# The task:
Begin with the opening line of the records and extract each line through the one holding "import * as"; pictures are not part of the copy.

::: Records for the task

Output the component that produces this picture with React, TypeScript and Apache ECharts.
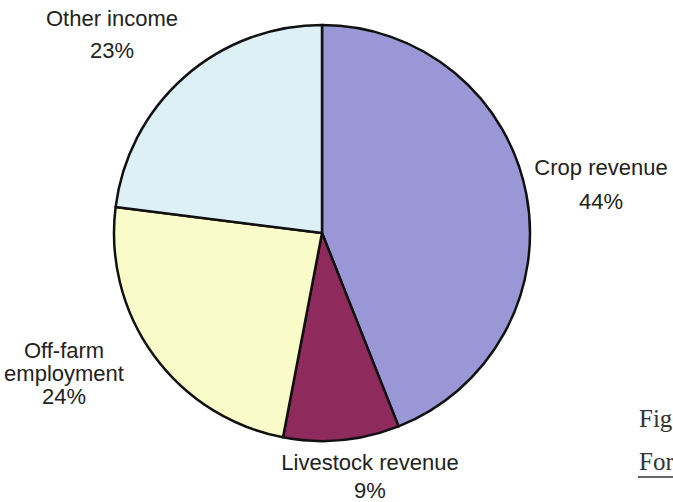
import React, { useEffect, useRef } from "react";
import * as echarts from "echarts";

const categories = ["Crop revenue", "Livestock revenue", "Off-farm employment", "Other income"];
const labelTexts = ["Crop revenue", "Livestock revenue", "Off-farm\nemployment", "Other income"];
const shares = [44, 9, 24, 23];
const colors = ["#9997d6", "#8f2b5c", "#f9fbc8", "#dcf0f5"];
const labelCenters: [number, number][] = [
  [601, 184],
  [370, 476],
  [64, 373],
  [112, 34],
];
const labelLineHeights = [34, 28, 23, 32];

export default function App() {
  const ref = useRef<HTMLDivElement>(null);
  useEffect(() => {
    if (!ref.current) return;
    const chart = echarts.init(ref.current, undefined, { renderer: "svg" });
    chart.setOption({
      animation: false,
      backgroundColor: "#ffffff",
      series: [
        {
          type: "pie",
          center: [322, 233],
          radius: 208,
          startAngle: 90,
          clockwise: true,
          silent: true,
          itemStyle: { borderColor: "#111", borderWidth: 2.5 },
          label: {
            show: true,
            position: "outside",
            alignTo: "none",
            overflow: "none",
            width: 300,
            color: "#222",
            fontFamily: "Liberation Sans, Arial, sans-serif",
            fontSize: 22,
            align: "center",
          },
          labelLine: { show: false },
          labelLayout: (p: any) => ({
            x: labelCenters[p.dataIndex][0],
            y: labelCenters[p.dataIndex][1],
            align: "center",
            verticalAlign: "middle",
          }),
          data: categories.map((c, i) => ({
            name: c,
            value: shares[i],
            itemStyle: { color: colors[i] },
            label: {
              lineHeight: labelLineHeights[i],
              formatter: () => `${labelTexts[i]}\n${shares[i]}%`,
            },
          })),
        },
      ],
      graphic: [
        {
          type: "text",
          x: 639,
          y: 418,
          style: {
            text: "Fig",
            fontFamily: "Liberation Serif, Times New Roman, serif",
            fontSize: 25,
            fill: "#333",
            verticalAlign: "middle",
          },
        },
        {
          type: "text",
          x: 639,
          y: 461,
          style: {
            text: "For",
            fontFamily: "Liberation Serif, Times New Roman, serif",
            fontSize: 25,
            fill: "#333",
            verticalAlign: "middle",
          },
        },
        {
          type: "line",
          shape: { x1: 638, y1: 477, x2: 673, y2: 477 },
          style: { stroke: "#333", lineWidth: 1.5 },
        },
      ],
    });
    return () => chart.dispose();
  }, []);
  return (
    <div
      ref={ref}
      style={{ position: "fixed", left: 0, top: 0, width: 673, height: 502, background: "#fff" }}
    />
  );
}
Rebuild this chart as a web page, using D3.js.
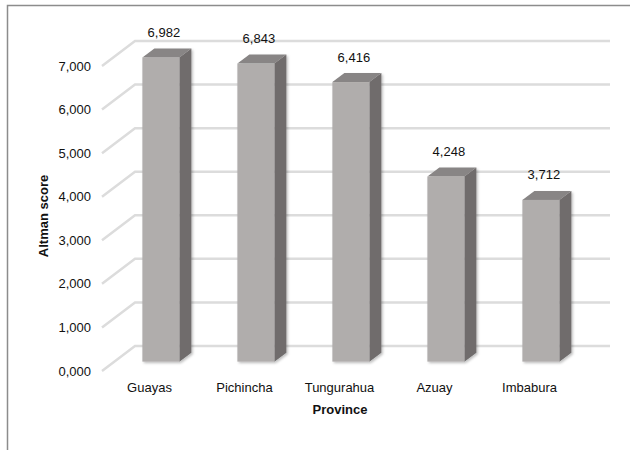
<!DOCTYPE html>
<html>
<head>
<meta charset="utf-8">
<script src="https://cdn.jsdelivr.net/npm/d3@7"></script>
<style>
  html, body { margin: 0; padding: 0; background: #fff; }
  svg { display: block; font-family: "Liberation Sans", Arial, sans-serif; }
</style>
</head>
<body>
<svg id="chart" width="630" height="450"></svg>
<script>
// Altman score by province
const provinces = ["Guayas", "Pichincha", "Tungurahua", "Azuay", "Imbabura"];
const scores = [6.982, 6.843, 6.416, 4.248, 3.712];
const tickValues = [0, 1, 2, 3, 4, 5, 6, 7];
const yTitle = "Altman score";
const xTitle = "Province";

const locale = d3.formatLocale({ decimal: ",", thousands: ".", grouping: [3], currency: ["", ""] });
const fmt = locale.format(".3f");

const svg = d3.select("#chart");

// frame
svg.append("path")
  .attr("d", "M7.5,450 L7.5,5.5 L630,5.5")
  .attr("fill", "none").attr("stroke", "#8c8c8c").attr("stroke-width", 1.5);

// 3D projection: front plane, full depth offset
const depthX = 33, depthY = -25;
const x = d3.scaleBand().domain(provinces).range([102, 577]).paddingInner(0).paddingOuter(0);
const y = d3.scaleLinear().domain([0, 7]).range([371, 66]);

// soft edges for the gridlines and a light shadow for the bars
const defs = svg.append("defs");
const blur = defs.append("filter").attr("id", "soft").attr("x", "-5%").attr("y", "-50%").attr("width", "110%").attr("height", "200%");
blur.append("feGaussianBlur").attr("stdDeviation", 0.6);
const shadow = defs.append("filter").attr("id", "shadow").attr("x", "-20%").attr("y", "-10%").attr("width", "150%").attr("height", "130%");
shadow.append("feDropShadow").attr("dx", 1.5).attr("dy", 1.5).attr("stdDeviation", 1.2).attr("flood-color", "#000").attr("flood-opacity", 0.25);

// gridlines: diagonal on the side wall, then along the back wall
const grid = svg.append("g").attr("filter", "url(#soft)");
grid.selectAll("path").data(tickValues).join("path")
  .attr("d", v => {
    const fy = y(v);
    return `M${x.range()[0]},${fy} L${x.range()[0] + depthX},${fy + depthY} L${x.range()[1] + depthX},${fy + depthY}`;
  })
  .attr("fill", "none").attr("stroke", "#dcdcdc").attr("stroke-width", 2.5);

// tick labels
svg.append("g").selectAll("text").data(tickValues).join("text")
  .attr("x", 91).attr("y", v => y(v)).attr("dy", "0.35em")
  .attr("text-anchor", "end").attr("font-size", 13).attr("fill", "#111")
  .text(v => fmt(v));

// bars: front face at 0.375 depth, back at 0.75 depth
const f0 = 0.375, f1 = 0.75;
const barW = 37;
const bars = svg.append("g").selectAll("g").data(provinces).join("g").attr("filter", "url(#shadow)");
function barGeom(d, i) {
  const fx = x(d) + depthX * f0 + (x.bandwidth() - barW) / 2 - 1;
  const bx = fx + depthX * (f1 - f0) * 0.97;
  const dy = depthY * (f1 - f0) * 0.96;
  const yb = y(0) + depthY * f0;
  const yt = y(scores[i]) + depthY * f0;
  return { fx, bx, dy, yb, yt };
}
// side face
bars.append("path")
  .attr("d", (d, i) => {
    const g = barGeom(d, i);
    return `M${g.fx + barW},${g.yt} L${g.bx + barW},${g.yt + g.dy} L${g.bx + barW},${g.yb + g.dy} L${g.fx + barW},${g.yb} Z`;
  })
  .attr("fill", "#6f6c6c");
// top face
bars.append("path")
  .attr("d", (d, i) => {
    const g = barGeom(d, i);
    return `M${g.fx},${g.yt} L${g.bx},${g.yt + g.dy} L${g.bx + barW},${g.yt + g.dy} L${g.fx + barW},${g.yt} Z`;
  })
  .attr("fill", "#888585");
// front face
bars.append("rect")
  .attr("x", (d, i) => barGeom(d, i).fx)
  .attr("y", (d, i) => barGeom(d, i).yt)
  .attr("width", barW)
  .attr("height", (d, i) => { const g = barGeom(d, i); return g.yb - g.yt; })
  .attr("fill", "#b0adac");

// value labels
svg.append("g").selectAll("text").data(provinces).join("text")
  .attr("x", (d, i) => barGeom(d, i).fx + barW / 2 + 3)
  .attr("y", (d, i) => barGeom(d, i).yt - 25)
  .attr("dy", "0.35em")
  .attr("text-anchor", "middle").attr("font-size", 13).attr("fill", "#111")
  .text((d, i) => fmt(scores[i]));

// category labels
svg.append("g").selectAll("text").data(provinces).join("text")
  .attr("x", d => x(d) + x.bandwidth() / 2)
  .attr("y", 387).attr("dy", "0.35em")
  .attr("text-anchor", "middle").attr("font-size", 13).attr("fill", "#111")
  .text(d => d);

// axis titles
svg.append("text")
  .attr("x", 340).attr("y", 409).attr("dy", "0.35em")
  .attr("text-anchor", "middle").attr("font-size", 13).attr("font-weight", "bold").attr("fill", "#111")
  .text(xTitle);
svg.append("text")
  .attr("transform", "translate(43,216) rotate(-90)")
  .attr("dy", "0.35em")
  .attr("text-anchor", "middle").attr("font-size", 13).attr("font-weight", "bold").attr("fill", "#111")
  .text(yTitle);
</script>
</body>
</html>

::::::

# Answer to this exercise:
Output the component that produces this picture with React, TypeScript and Apache ECharts.
import React, { useEffect, useRef } from "react";
import * as echarts from "echarts";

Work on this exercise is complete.